Measuring Energy Savings
For me, not a week goes by without a call from a salesperson touting a new, revolutionary technology that will slash utility bills and pay for itself in no time flat. It’s not easy to separate the truth from the hype, especially when it comes to technologies that lack any kind of verifiable track record. On the other hand, we want to make sure POAH remains an industry leader when it comes to conservation and that requires experimenting with new technologies and systems.
When evaluating these new technologies we consider how they fit in the context of property operations, not just their utility savings potential. We ask how they impact resident comfort and maintenance costs and what level of operational expertise is required. As the building systems we use grow in sophistication (and expense), our ability to monitor and measure them must proceed apace. Over the last five years we have collected and analyzed thousands of utility bills from across the POAH portfolio. The data contained therein reveals energy and water conservation opportunities and gives us a sense of the effectiveness of prior conservation efforts.

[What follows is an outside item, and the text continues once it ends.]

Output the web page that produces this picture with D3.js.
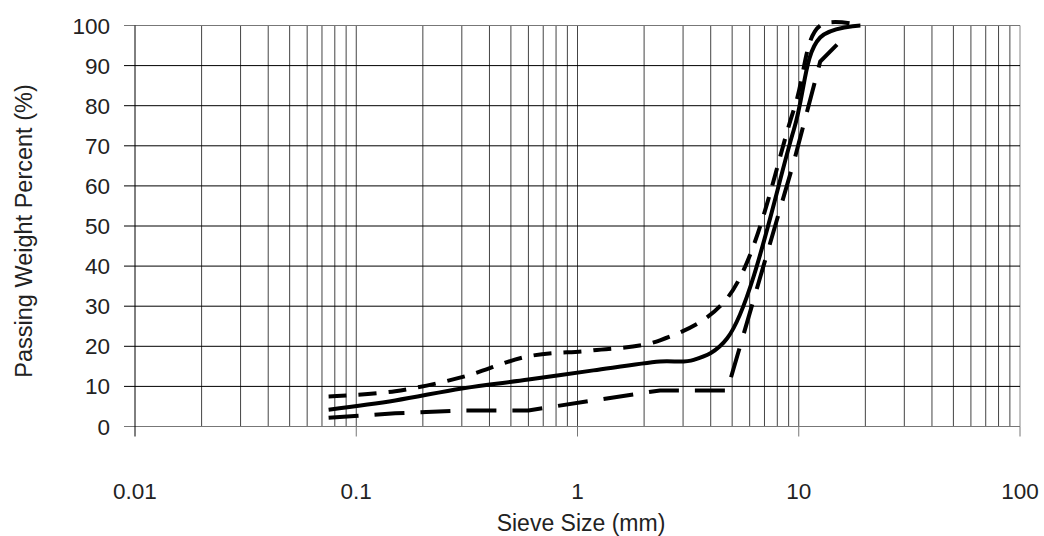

Utility bills, though, only come once a month (and in some cases, once a quarter) and don’t provide much insight into the consumption patterns of individual building systems. It’s difficult to make an informed decision regarding a complicated system on the basis of only twelve (or four) data points a year. As POAH continues to invest in high efficiency equipment as part of our commitments to the Big Reach and Better Buildings Challenge, utility bills alone will not supply the level of detail necessary to insure that those investments result in expected energy savings and improved building operations.
To address this data gap we are evaluating more sophisticated energy monitoring systems at several sites as part of a push toward increased technical appreciation of building operations and maintenance. To aid in our pursuit of more building data we have installed an energy monitoring system called SiteSage at five POAH Properties. This system measures circuit level electric use, HVAC performance, and building temperatures. The data also reveals usage patterns that can reduce the useful life of site equipment (e.g. boiler short cycling, overloaded pumps, and outdoor lighting running 24/7). This monitoring serves dual purposes: reducing utility consumption and extending the life of critical on-site assets.
As a quick example, by monitoring the electric use at one building we found several pumps running unnecessarily. Turning those pumps off will save over $1200 a month in electric costs plus the wear and tear on that equipment. Without the electric circuit monitoring system in place, we wouldn’t have been alerted to this opportunity. Over the last couple of years the cost of energy monitoring systems has come down and the variety of options increased.
If you are considering installing this equipment, I would encourage you to think about the following:
- How much does the equipment cost relative to how much the building spends on utilities? We targeted buildings that spend over $100,000 annually.
- Do you want remote access to the building data? If so, be sure to consider the costs of getting an internet connection to your mechanical room or the other parts of the building you’d like to monitor.
- How will you make use of the data on a day to day basis? These systems produce a ton of data so make sure you have the time to figure out what is useful and how to communicate what you’re seeing.